When Bill Sheppell flew home to Ohio in mid-June, he was looking for a little R&R before undertaking what was to have been the gig of the year, if not the decade, as FOH mixer for Michael Jackson’s 50-night This Is It stand at London’s O2 arena, likely to be followed up by a world tour with the same massive stage and troupe.
Sheppell, who had come to the attention of the Jackson show producers as a result of his FOH work on Prince’s 21-night run at the O2, had been rehearsing for seven weeks at several Los Angeles venues, culminating in full production rehearsals at L.A.’s Staples Center.
Then everything changed. Less than three weeks before the start of the London dates, Jackson died. What had been carefully planned rehearsals suddenly would become harried preparation for the biggest televised memorial service since the one for Princess Diana over a decade earlier.
The Meyer MILO system that had been slated for the O2 shows was to be provided by Major Tom Ltd. and comprised of four hangs per side: mains, side, subs and upstage, totaling 64 four-way MILO cabinets, four MSL4 long-throw speakers and 18 Meyer 700-HP subs, as well as another 18 700-HP subs under the stage in a cardioid block. The console was a 112-input DiGiCo SD7. Meyer’s Galileo zoned and controlled the system, which was tuned with a Dolby Lake Contour processor. Michael Jackson had been using a Shure Beta 54 headset and Beta 58 handheld microphone through a Shure U4 wireless system.
For the Staples rehearsals, a scaled-down version had four MILO enclosures stacked per side on risers and a mono sub block was on the ground in the center, and when they were finished the set and system had been struck. “We had a blank arena and we couldn’t even get to it until Monday, the day before the memorial,” Sheppell recalls. And all of this was surrounded by television crews that were setting up to broadcast one of TV’s greatest reality shows to date.
Starting Monday at 7 a.m., Sound Image got a JBL VerTec system in place in the same four-hang configuration as they had used with the Meyer system as new lights, video and staging were also erected. Sheppell remembers the load-in of all the gear as simultaneously “intense and slow-going,” as PA flight cases were blocked by trusses waiting to be winched up.
Rehearsals went to 11 p.m., but Sheppell and Major Tom’s Chris Marsh stayed well after midnight to help the Sound Image system engineer tune the main hangs and assist the ATK Audiotek engineer in time aligning the delay hangs. “We had started rehearsing without a line check or a PA properly tuned or time-aligned,” says Sheppell. “That didn’t happen until well after midnight.”
The next morning, 24 hours after they first started on Monday, many crewmembers, including Sheppell, were trying to convince an army of LAPD officers that they were who they said they were.

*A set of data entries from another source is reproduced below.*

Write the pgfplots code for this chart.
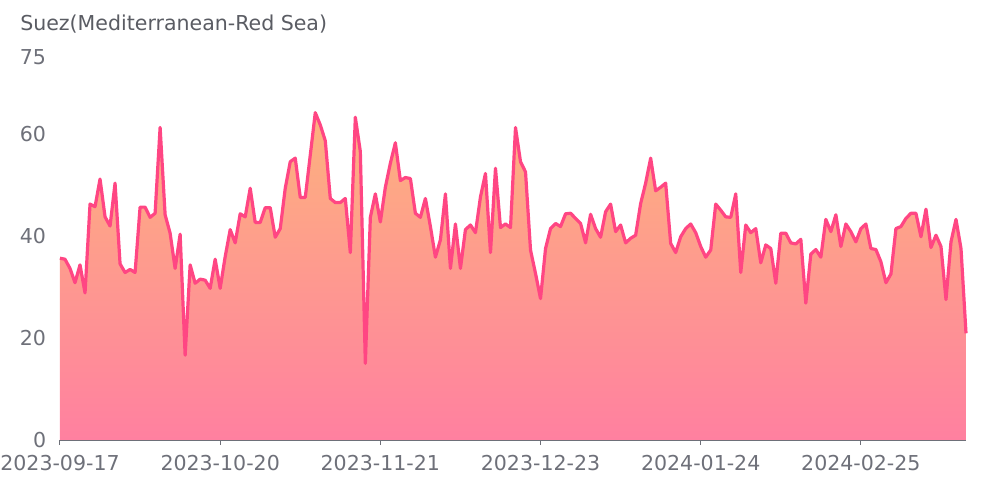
\documentclass[border=0pt]{standalone}
\usepackage{pgfplots}
\usepackage{pgfplotstable}
\pgfplotsset{compat=1.18}
\usepackage{fontspec}
\setmainfont{DejaVu Sans}
\definecolor{lab}{HTML}{6E7079}
\definecolor{ttl}{HTML}{5A5C63}
\definecolor{ln}{RGB}{255,70,131}
\definecolor{topc}{RGB}{253,178,126}
\definecolor{botc}{RGB}{255,128,160}

\pgfplotstableread{
i v
0 35.6
1 35.4
2 33.6
3 30.8
4 34.3
5 28.8
6 46.2
7 45.7
8 51.1
9 43.7
10 41.9
11 50.3
12 34.5
13 32.8
14 33.4
15 32.8
16 45.6
17 45.6
18 43.6
19 44.4
20 61.2
21 44.1
22 40.5
23 33.6
24 40.3
25 16.6
26 34.3
27 30.7
28 31.5
29 31.3
30 29.7
31 35.4
32 29.7
33 35.9
34 41.2
35 38.6
36 44.3
37 43.7
38 49.3
39 42.6
40 42.6
41 45.5
42 45.5
43 39.7
44 41.4
45 49.3
46 54.5
47 55.2
48 47.5
49 47.5
50 55.8
51 64.1
52 61.7
53 58.6
54 47.3
55 46.5
56 46.5
57 47.3
58 36.7
59 63.2
60 56.5
61 15.0
62 43.6
63 48.2
64 42.7
65 49.5
66 54.2
67 58.2
68 50.8
69 51.4
70 51.2
71 44.4
72 43.6
73 47.3
74 41.8
75 35.8
76 39.2
77 48.2
78 33.6
79 42.3
80 33.6
81 41.2
82 42.1
83 40.6
84 47.6
85 52.2
86 36.7
87 53.2
88 41.6
89 42.3
90 41.6
91 61.2
92 54.5
93 52.5
94 37.2
95 32.6
96 27.7
97 37.5
98 41.4
99 42.4
100 41.8
101 44.3
102 44.4
103 43.4
104 42.4
105 38.6
106 44.2
107 41.4
108 39.7
109 44.7
110 46.2
111 40.8
112 42.1
113 38.6
114 39.5
115 40.1
116 46.3
117 50.3
118 55.2
119 48.8
120 49.5
121 50.3
122 38.5
123 36.7
124 39.8
125 41.4
126 42.3
127 40.6
128 37.9
129 35.8
130 37.2
131 46.2
132 45.0
133 43.7
134 43.6
135 48.2
136 32.8
137 42.1
138 40.6
139 41.4
140 34.7
141 38.2
142 37.5
143 30.7
144 40.5
145 40.5
146 38.6
147 38.4
148 39.3
149 26.8
150 36.4
151 37.3
152 35.8
153 43.2
154 40.8
155 44.1
156 37.9
157 42.3
158 40.8
159 38.8
160 41.4
161 42.3
162 37.5
163 37.3
164 34.9
165 30.8
166 32.5
167 41.4
168 41.8
169 43.4
170 44.4
171 44.4
172 39.8
173 45.2
174 37.7
175 40.1
176 37.9
177 27.5
178 38.8
179 43.2
180 37.5
181 20.9
}\suez

\begin{document}
\begin{tikzpicture}[x=0.75pt,y=0.75pt]
\path[use as bounding box] (-60,-40) rectangle (921,440);
\begin{axis}[
  at={(0,0)}, anchor=south west,
  width=679.5pt, height=287.25pt, scale only axis,
  xmin=0, xmax=181, ymin=0, ymax=75,
  axis line style={draw=none},
  xtick={0,32,64,96,128,160},
  xticklabels={2023-09-17,2023-10-20,2023-11-21,2023-12-23,2024-01-24,2024-02-25},
  ytick={0,20,40,60,75},
  xtick pos=lower, ytick pos=left,
  tick align=outside,
  major tick length=3.75pt,
  xtick style={draw=lab, line width=0.75pt},
  ytick style={draw=none},
  /pgf/number format/assume math mode=true,
  ticklabel style={font=\fontsize{15.4}{18}\selectfont, text=lab},
  yticklabel style={inner sep=0pt, xshift=-6.5pt},
  xticklabel style={yshift=-4pt},
  clip=false,
]
\addplot[draw=none, shade, top color=topc, bottom color=botc] table[x=i, y=v] {\suez} \closedcycle;
\addplot[ln, line width=2.4pt, line join=round] table[x=i, y=v] {\suez};
\draw[lab, line width=0.75pt] (rel axis cs:0,0) -- (rel axis cs:1,0);
\end{axis}
\node[anchor=west, inner sep=0pt, text=ttl, font=\fontsize{15.4}{18}\selectfont] at (-40,416) {Suez(Mediterranean-Red Sea)};
\end{tikzpicture}
\end{document}
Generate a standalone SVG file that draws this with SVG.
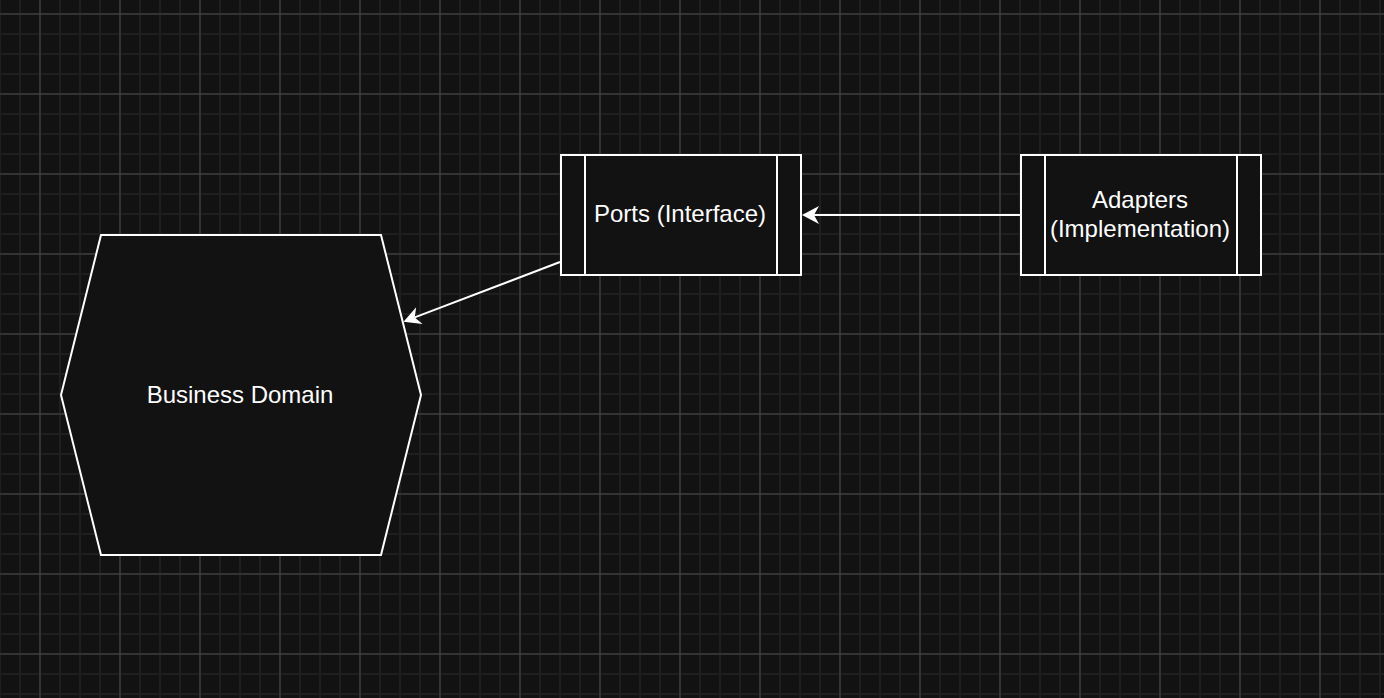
<svg xmlns="http://www.w3.org/2000/svg" width="1384" height="698" viewBox="0 0 1384 698">
  <style>
    .shape { fill: #121212; stroke: #ffffff; stroke-width: 2; }
    .inner { stroke: #ffffff; stroke-width: 2; fill: none; }
    .label { fill: #ffffff; font-family: "Liberation Sans", Arial, Helvetica, sans-serif; font-size: 24px; text-anchor: middle; }
    .edge { stroke: #ffffff; stroke-width: 2; fill: none; }
  </style>
  <defs>
    <pattern id="minor" patternUnits="userSpaceOnUse" x="10" y="4" width="20" height="20">
      <path d="M10,0 V20 M0,10 H20" stroke="#1f1f1f" stroke-width="2" fill="none"/>
    </pattern>
    <pattern id="major" patternUnits="userSpaceOnUse" x="0" y="54" width="80" height="80">
      <path d="M40,0 V80 M0,40 H80" stroke="#474747" stroke-width="1" fill="none"/>
    </pattern>
    <marker id="arrow" markerUnits="userSpaceOnUse" markerWidth="40" markerHeight="40" refX="0" refY="0" viewBox="-20 -20 40 40" orient="auto" overflow="visible">
      <path d="M-5,-9 L12,0 L-5,9 L0,0 Z" fill="#ffffff" stroke="none"/>
    </marker>
  </defs>

  <rect x="0" y="0" width="1384" height="698" fill="#121212"/>
  <rect x="0" y="0" width="1384" height="698" fill="url(#minor)"/>
  <rect x="0" y="0" width="1384" height="698" fill="url(#major)"/>

  <g id="connectors">
    <line class="edge" x1="1021" y1="215" x2="814" y2="215" marker-end="url(#arrow)"/>
    <line class="edge" x1="560" y1="262" x2="414.7" y2="317.4" marker-end="url(#arrow)"/>
  </g>

  <g id="business-domain">
    <polygon class="shape" points="101,235 381,235 421,395 381,555 101,555 61,395"/>
    <text class="label" x="240" y="403">Business Domain</text>
  </g>

  <g id="ports">
    <rect class="shape" x="561" y="155" width="240" height="120"/>
    <line class="inner" x1="585" y1="155" x2="585" y2="275"/>
    <line class="inner" x1="777" y1="155" x2="777" y2="275"/>
    <text class="label" x="680" y="222">Ports (Interface)</text>
  </g>

  <g id="adapters">
    <rect class="shape" x="1021" y="155" width="240" height="120"/>
    <line class="inner" x1="1045" y1="155" x2="1045" y2="275"/>
    <line class="inner" x1="1237" y1="155" x2="1237" y2="275"/>
    <text class="label" x="1140" y="208">Adapters</text>
    <text class="label" x="1140" y="237">(Implementation)</text>
  </g>
</svg>
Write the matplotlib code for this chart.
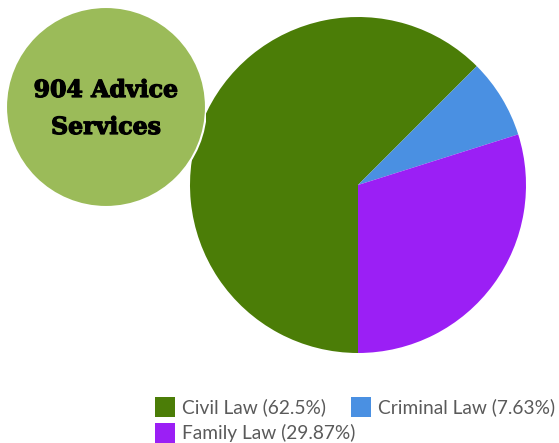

“No one outside the arena knew what a valid credential was supposed to look like,” he says. After several frantic calls to the production office, they were vouched for by video crewmembers already in the Staples center. Several Sound Image crewmembers were detained until the doors opened for the crowds at 8 a.m., as Sheppell was still reviewing his automation snapshots from the night before. The PA was fired up and the lights fine-tuned even as the venue filled up.
Once the event started, Sheppell was pleased with the professionalism that characterized all the performances, including his own. “It was a very difficult show to do,” he says. “Not just because it was put together at the last minute but also because of why we were all there. Michael was a sweetheart, and it’s hard not to have an emotional attachment. It was shell shock.”